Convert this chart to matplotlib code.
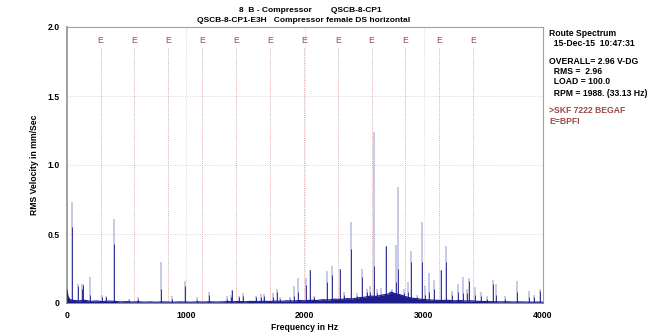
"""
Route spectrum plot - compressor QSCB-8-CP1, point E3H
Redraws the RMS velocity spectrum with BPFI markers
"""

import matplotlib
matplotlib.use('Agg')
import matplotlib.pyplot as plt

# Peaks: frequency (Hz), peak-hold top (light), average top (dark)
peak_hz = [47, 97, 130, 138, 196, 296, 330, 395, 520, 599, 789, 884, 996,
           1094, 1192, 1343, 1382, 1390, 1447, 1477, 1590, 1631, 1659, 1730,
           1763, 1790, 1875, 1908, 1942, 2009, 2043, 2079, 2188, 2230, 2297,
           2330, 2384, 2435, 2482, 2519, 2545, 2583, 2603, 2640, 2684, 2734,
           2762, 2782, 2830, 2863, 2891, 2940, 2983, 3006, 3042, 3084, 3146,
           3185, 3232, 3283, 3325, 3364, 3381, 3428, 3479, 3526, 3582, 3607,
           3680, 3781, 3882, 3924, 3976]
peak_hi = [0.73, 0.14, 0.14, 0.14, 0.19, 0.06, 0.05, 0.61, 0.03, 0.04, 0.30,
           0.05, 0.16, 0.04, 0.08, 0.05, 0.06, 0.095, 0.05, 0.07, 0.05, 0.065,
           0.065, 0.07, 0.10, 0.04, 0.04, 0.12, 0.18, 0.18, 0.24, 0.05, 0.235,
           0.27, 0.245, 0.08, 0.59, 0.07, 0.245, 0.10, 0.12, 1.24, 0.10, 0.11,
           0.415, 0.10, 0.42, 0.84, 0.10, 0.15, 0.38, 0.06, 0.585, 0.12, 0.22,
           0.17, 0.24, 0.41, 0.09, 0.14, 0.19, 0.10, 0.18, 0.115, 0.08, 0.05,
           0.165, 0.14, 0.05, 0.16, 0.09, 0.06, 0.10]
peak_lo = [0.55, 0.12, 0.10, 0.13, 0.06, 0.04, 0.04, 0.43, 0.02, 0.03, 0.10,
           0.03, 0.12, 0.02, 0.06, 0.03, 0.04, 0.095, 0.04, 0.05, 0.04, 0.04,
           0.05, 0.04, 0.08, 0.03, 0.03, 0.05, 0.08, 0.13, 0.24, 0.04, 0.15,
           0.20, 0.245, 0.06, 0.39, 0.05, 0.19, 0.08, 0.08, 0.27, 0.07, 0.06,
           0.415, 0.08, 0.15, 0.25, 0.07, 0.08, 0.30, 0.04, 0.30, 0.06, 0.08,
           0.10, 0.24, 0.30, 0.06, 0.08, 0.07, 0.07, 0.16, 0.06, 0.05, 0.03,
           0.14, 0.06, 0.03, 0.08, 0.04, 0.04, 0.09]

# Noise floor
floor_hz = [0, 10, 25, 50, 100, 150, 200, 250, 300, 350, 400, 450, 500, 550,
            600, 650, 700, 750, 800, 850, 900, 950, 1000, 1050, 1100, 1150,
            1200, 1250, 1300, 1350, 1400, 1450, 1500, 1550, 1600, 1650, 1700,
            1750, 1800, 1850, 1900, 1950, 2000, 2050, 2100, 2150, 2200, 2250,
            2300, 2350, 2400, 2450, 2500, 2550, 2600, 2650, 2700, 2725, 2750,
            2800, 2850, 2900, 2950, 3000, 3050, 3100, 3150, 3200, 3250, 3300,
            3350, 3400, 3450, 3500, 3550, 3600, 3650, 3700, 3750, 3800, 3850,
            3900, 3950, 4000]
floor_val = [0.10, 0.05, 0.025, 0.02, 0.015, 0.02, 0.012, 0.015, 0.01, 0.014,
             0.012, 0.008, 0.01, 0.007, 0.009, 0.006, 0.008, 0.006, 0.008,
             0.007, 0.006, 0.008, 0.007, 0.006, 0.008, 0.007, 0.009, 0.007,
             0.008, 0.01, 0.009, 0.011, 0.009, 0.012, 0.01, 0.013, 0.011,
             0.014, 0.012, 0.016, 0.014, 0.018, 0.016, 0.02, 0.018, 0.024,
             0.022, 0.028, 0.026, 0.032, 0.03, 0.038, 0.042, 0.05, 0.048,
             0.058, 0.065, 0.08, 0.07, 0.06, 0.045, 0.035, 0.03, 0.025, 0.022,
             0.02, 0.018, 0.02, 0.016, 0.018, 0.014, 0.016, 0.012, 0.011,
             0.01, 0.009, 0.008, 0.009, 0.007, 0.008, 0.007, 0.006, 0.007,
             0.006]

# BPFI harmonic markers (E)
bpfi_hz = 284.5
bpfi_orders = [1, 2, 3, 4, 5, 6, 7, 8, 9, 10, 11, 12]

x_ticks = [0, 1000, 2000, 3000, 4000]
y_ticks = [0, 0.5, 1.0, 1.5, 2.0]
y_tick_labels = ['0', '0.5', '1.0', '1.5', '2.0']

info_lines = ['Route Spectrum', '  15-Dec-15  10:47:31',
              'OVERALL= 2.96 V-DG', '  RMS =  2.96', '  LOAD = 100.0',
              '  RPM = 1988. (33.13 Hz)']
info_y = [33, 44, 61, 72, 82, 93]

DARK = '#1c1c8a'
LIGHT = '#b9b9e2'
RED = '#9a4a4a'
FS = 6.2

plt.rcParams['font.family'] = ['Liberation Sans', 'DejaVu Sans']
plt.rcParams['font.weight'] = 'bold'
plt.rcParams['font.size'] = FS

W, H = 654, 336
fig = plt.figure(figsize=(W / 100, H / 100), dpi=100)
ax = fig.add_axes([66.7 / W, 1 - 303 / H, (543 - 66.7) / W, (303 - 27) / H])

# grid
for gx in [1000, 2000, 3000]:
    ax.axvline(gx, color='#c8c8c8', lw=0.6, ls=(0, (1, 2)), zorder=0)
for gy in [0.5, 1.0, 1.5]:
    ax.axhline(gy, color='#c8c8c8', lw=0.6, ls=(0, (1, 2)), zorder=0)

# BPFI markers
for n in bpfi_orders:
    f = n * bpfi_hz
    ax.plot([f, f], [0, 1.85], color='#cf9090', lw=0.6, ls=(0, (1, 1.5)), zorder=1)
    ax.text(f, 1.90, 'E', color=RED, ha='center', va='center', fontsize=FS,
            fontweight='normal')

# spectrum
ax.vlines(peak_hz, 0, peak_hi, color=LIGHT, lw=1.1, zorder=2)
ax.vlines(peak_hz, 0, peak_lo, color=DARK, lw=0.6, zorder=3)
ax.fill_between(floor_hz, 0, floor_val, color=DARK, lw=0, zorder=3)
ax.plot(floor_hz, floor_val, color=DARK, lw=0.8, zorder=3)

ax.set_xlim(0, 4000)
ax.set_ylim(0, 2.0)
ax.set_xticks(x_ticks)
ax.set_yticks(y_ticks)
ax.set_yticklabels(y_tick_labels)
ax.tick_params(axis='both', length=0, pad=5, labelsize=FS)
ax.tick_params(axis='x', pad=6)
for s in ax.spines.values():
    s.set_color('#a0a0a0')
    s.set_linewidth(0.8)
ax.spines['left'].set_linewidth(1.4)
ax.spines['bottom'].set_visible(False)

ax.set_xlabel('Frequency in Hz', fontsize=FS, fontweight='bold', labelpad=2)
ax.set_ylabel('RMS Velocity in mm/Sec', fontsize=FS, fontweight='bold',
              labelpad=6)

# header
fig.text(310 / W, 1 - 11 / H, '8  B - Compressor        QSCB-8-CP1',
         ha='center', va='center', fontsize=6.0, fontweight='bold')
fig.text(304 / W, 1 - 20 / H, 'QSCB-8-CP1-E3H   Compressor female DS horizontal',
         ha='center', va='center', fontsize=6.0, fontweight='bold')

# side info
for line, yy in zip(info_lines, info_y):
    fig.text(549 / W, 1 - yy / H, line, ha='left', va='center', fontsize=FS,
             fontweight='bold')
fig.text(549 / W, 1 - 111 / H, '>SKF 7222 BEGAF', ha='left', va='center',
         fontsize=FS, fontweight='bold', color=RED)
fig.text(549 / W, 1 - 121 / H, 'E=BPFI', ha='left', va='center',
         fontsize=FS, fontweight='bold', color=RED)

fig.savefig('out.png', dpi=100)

■ **Description of the task**:
Pictures are excluded: retype only the lines from the beginning of the listing above through the line with "0.14, 0.06, 0.03, 0.08, 0.04, 0.04, 0.09]", both included.

■ **Output of the exercise**:
Convert this chart to matplotlib code.
"""
Route spectrum plot - compressor QSCB-8-CP1, point E3H
Redraws the RMS velocity spectrum with BPFI markers
"""

import matplotlib
matplotlib.use('Agg')
import matplotlib.pyplot as plt

# Peaks: frequency (Hz), peak-hold top (light), average top (dark)
peak_hz = [47, 97, 130, 138, 196, 296, 330, 395, 520, 599, 789, 884, 996,
           1094, 1192, 1343, 1382, 1390, 1447, 1477, 1590, 1631, 1659, 1730,
           1763, 1790, 1875, 1908, 1942, 2009, 2043, 2079, 2188, 2230, 2297,
           2330, 2384, 2435, 2482, 2519, 2545, 2583, 2603, 2640, 2684, 2734,
           2762, 2782, 2830, 2863, 2891, 2940, 2983, 3006, 3042, 3084, 3146,
           3185, 3232, 3283, 3325, 3364, 3381, 3428, 3479, 3526, 3582, 3607,
           3680, 3781, 3882, 3924, 3976]
peak_hi = [0.73, 0.14, 0.14, 0.14, 0.19, 0.06, 0.05, 0.61, 0.03, 0.04, 0.30,
           0.05, 0.16, 0.04, 0.08, 0.05, 0.06, 0.095, 0.05, 0.07, 0.05, 0.065,
           0.065, 0.07, 0.10, 0.04, 0.04, 0.12, 0.18, 0.18, 0.24, 0.05, 0.235,
           0.27, 0.245, 0.08, 0.59, 0.07, 0.245, 0.10, 0.12, 1.24, 0.10, 0.11,
           0.415, 0.10, 0.42, 0.84, 0.10, 0.15, 0.38, 0.06, 0.585, 0.12, 0.22,
           0.17, 0.24, 0.41, 0.09, 0.14, 0.19, 0.10, 0.18, 0.115, 0.08, 0.05,
           0.165, 0.14, 0.05, 0.16, 0.09, 0.06, 0.10]
peak_lo = [0.55, 0.12, 0.10, 0.13, 0.06, 0.04, 0.04, 0.43, 0.02, 0.03, 0.10,
           0.03, 0.12, 0.02, 0.06, 0.03, 0.04, 0.095, 0.04, 0.05, 0.04, 0.04,
           0.05, 0.04, 0.08, 0.03, 0.03, 0.05, 0.08, 0.13, 0.24, 0.04, 0.15,
           0.20, 0.245, 0.06, 0.39, 0.05, 0.19, 0.08, 0.08, 0.27, 0.07, 0.06,
           0.415, 0.08, 0.15, 0.25, 0.07, 0.08, 0.30, 0.04, 0.30, 0.06, 0.08,
           0.10, 0.24, 0.30, 0.06, 0.08, 0.07, 0.07, 0.16, 0.06, 0.05, 0.03,
           0.14, 0.06, 0.03, 0.08, 0.04, 0.04, 0.09]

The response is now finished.